Many of us are becoming much more adventurous in the kitchen, as the results of a recent study indicate. Respondents to a 2,000-strong survey revealed that 60% of us have researched recipes online, and that 42% feel more adventurous in the kitchen as a direct result of social.
Adventurousness in the kitchen encompasses the use of new techniques as well as new ingredients, with East Asian cooking a particular draw for many. The wider availability of woks for home cooking has seen more attempts to learn the secrets of such cooking, and reap the intense flavour rewards that result.
One of the principal techniques that gives wok cooking its best results is known as ‘wok hei’, a Cantonese term which translates roughly to ‘breath of the wok’. Wok hei involves the heating of the wok to extremely high temperatures, where droplets of oil can ignite when brought into contact with the high flames beneath the work. The combination of the scorching-hot wok and occasional licks of flame produces a signature smoky flavour, that is crucial to the taste of many popular Chinese dishes.
The Importance of Seasoning
Achieving proper wok hei is an art – something you will understand if you’ve ever accidentally burnt garlic in a frying pan before… One of the key preparative steps you must take in order to facilitate proper wok hei, or indeed any form of proper wok cooking, is seasoning. In seasoning your wok, you imbue it with a non-stick layer that also protects it from rust.
How to Season
Whether you’ve bought a new wok or are dusting off an old wok from the back of your cupboard, you will need to season it. New woks often come with a protective film sprayed on, which can be burnt off by heating the wok to high temperature before you begin the process.

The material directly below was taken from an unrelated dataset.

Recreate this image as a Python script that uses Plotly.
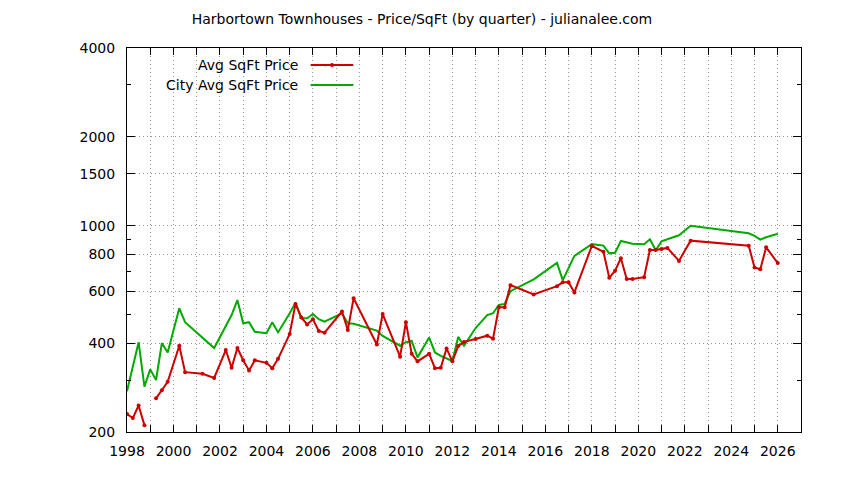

- Vigorously scrub the wok in soapy water, before drying and placing on low heat.
- When the wok is hot, turn up the temperature and introduce three tablespoons of cooking oil.
- Swirl the oil around the pan, allowing the flame to touch every part of the base. The oil will smoke, then form a glaze; only remove from the heat when the oil has formed the glaze.
- Leave the wok to cool, and the oil will cool to form a non-stick layer.
Once you have seasoned your pan, caring for your wok is simple. Avoid washing in soapy water where possible, as the soap can destroy the layer you’ve built up; you can either scrub the wok clean with warm water or burn off any food remains.